Getting there is just a physics problem, staying and thriving is a social problem that would require the right mindsets, the right conditions and the right support structures. There’s lots of work going on around the world to understand how people can live in close proximity to each other for long periods of time without going crazy. Milk-Way.kiwi’s own Haritina has played an important role in this with three trips to “Mars” in the Utah desert at MDRS to understand how people can work together and live in a closed environment.

The basics of survival are shelter, water, food and then security. Once that is sorted then all of the social problems pop up, like boredom, social cohesion, discipline and behaviour. These are the things that have the most potential to undo a new settlement on Mars, we can solve all of the equipment and process problems but we will struggle with the social aspects if we don’t get it right from the start. So hats off to the people contributing to our understanding of how we would actually getting along with each other in the remotest human settlement in the history of our species.

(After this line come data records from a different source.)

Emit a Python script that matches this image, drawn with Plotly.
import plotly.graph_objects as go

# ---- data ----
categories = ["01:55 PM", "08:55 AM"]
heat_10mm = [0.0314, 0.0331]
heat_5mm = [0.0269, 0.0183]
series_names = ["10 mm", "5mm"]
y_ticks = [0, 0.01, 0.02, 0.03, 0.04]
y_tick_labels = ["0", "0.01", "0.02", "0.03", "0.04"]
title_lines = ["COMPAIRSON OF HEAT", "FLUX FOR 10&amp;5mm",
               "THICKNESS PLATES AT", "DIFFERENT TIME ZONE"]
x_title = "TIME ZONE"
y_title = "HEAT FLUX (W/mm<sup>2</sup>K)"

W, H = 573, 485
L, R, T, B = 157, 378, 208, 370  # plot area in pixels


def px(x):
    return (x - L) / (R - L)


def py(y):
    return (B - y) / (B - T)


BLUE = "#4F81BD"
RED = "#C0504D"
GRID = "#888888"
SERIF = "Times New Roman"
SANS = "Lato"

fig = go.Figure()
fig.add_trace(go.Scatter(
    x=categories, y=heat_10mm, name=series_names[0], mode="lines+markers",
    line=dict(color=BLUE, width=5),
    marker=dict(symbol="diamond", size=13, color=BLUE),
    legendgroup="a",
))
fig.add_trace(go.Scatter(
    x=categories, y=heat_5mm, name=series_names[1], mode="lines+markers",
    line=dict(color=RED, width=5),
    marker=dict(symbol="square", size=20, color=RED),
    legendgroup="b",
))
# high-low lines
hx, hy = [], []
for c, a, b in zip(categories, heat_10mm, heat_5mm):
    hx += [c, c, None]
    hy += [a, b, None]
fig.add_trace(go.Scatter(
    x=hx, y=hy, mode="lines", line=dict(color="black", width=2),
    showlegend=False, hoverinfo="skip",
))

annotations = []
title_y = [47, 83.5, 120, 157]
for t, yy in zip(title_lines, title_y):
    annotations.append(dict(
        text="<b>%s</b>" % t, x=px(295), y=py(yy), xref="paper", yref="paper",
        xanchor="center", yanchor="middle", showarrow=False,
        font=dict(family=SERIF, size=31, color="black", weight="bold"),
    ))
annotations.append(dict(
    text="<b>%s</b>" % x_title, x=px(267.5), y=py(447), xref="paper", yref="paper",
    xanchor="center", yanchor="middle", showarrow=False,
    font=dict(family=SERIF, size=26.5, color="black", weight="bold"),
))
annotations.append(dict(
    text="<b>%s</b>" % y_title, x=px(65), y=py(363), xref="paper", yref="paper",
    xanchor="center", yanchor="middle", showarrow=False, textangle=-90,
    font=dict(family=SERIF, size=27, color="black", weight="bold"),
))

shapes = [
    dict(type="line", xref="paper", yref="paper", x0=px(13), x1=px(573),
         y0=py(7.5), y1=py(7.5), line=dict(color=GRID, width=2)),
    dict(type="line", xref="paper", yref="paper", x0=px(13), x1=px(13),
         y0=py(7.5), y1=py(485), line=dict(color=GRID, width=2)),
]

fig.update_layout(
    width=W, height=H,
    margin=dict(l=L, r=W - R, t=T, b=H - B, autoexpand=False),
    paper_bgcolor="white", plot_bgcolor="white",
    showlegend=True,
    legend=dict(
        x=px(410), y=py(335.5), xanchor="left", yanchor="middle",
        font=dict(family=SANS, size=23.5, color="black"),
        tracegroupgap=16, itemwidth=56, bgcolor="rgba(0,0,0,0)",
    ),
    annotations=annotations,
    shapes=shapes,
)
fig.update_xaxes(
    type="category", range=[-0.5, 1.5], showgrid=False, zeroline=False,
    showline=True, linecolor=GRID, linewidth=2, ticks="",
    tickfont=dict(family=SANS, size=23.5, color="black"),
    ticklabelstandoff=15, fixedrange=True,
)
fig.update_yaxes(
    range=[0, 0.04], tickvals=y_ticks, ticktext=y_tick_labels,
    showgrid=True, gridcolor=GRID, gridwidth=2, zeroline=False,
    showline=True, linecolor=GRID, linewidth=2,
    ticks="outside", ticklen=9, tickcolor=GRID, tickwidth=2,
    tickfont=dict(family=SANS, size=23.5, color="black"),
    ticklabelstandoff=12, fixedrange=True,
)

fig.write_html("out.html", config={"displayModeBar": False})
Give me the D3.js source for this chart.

2 thoughts on “Our survival”

  1. I really enjoy this website with very interesting content. My hat off to the contributors.
    Sadly this article is an exception, and is in my view very naive at several levels. It is impossible to respond fully in this limited space, so let me be brief.

    “Survival depends on somewhere else to live”: NO. It depends on how we behave here on Earth and that doesn’t look good. Many scientists predict that this planet will become uninhabitable for humans within a century or possible even decades. We live totally unsustainable and as a species are not able to live in harmony with life as it evolved on this planet. There is no time for changing our ways, even in the most optimistic scenario.

    Secondly, “living somewhere else” is totally different than surviving in a habitat somewhere, with support from Earth. Migration means that we will have to take a large part of our biosphere with us in order to become self-sustainable. Here on Earth as homo sapiens we are totally dependent on a whole life system with single-cell organisms at the basis. It is a very common but naive mistake to suggest that we can just export ourselves and live somewhere else. The “social problems” the author refers to are nothing in comparison. Extremely naive indeed.

    Maybe in a distant future humans could develop the technology to really make a jump to another celestial body as migrants who are born, live and die in that new destination, but we won’t survive here on Earth into that distant future to develop that technology.

    “We can actually change an entire planet” the author suggests. That is incorrect. If ongoing research suggests anything it is how complex such a process would be, how much energy it requires, and how long it would take, if at all possible. If technological achievements would be at the basis of our survival as a species, it would have to be here on Earth. Even that (geo-engineering) is likely too little too late as well.

    Humans have many positive traits, especially at individual and small community level. But globally we do not have the ethical capability of living in harmony with our environment and neither in harmony with each other. Even if we could, do we really want to export that to another planet?
    As many scientists warn, we are already in the 6th extinction event which is on par only with the worst of the previous events (Permian). The only big difference is that this event unravels several orders of magnitude faster than any previous one.

    We are running out of space on this planet, indeed, but we are running out of time most of all. Not only time to develop technologies, but most of all time to develop ourselves into a species that deserve to be called “home sapiens”, “Wise man”.

    1. Hi Erik, thank you for your reply. I think describing the article as naive is a little harsh but that’s ok we are entitled to our opinions. The aim of the post was to spark discussion on the merits of colonising Mars, giving the understanding that our current home has its days numbered. I think your views are on the pessimistic side but I understand the general tenant of what you are suggesting – which is kind of what I thought the article was suggesting. You pick on a comment that I made that “we can actually change an entire planet” seemingly inferring that this was meaning some kind of terraforming of Mars. This interpretation is incorrect as the comment was referring to what we have done to the Earth. Again, thanks for your comments. A healthy debate is really useful to get this things discussed.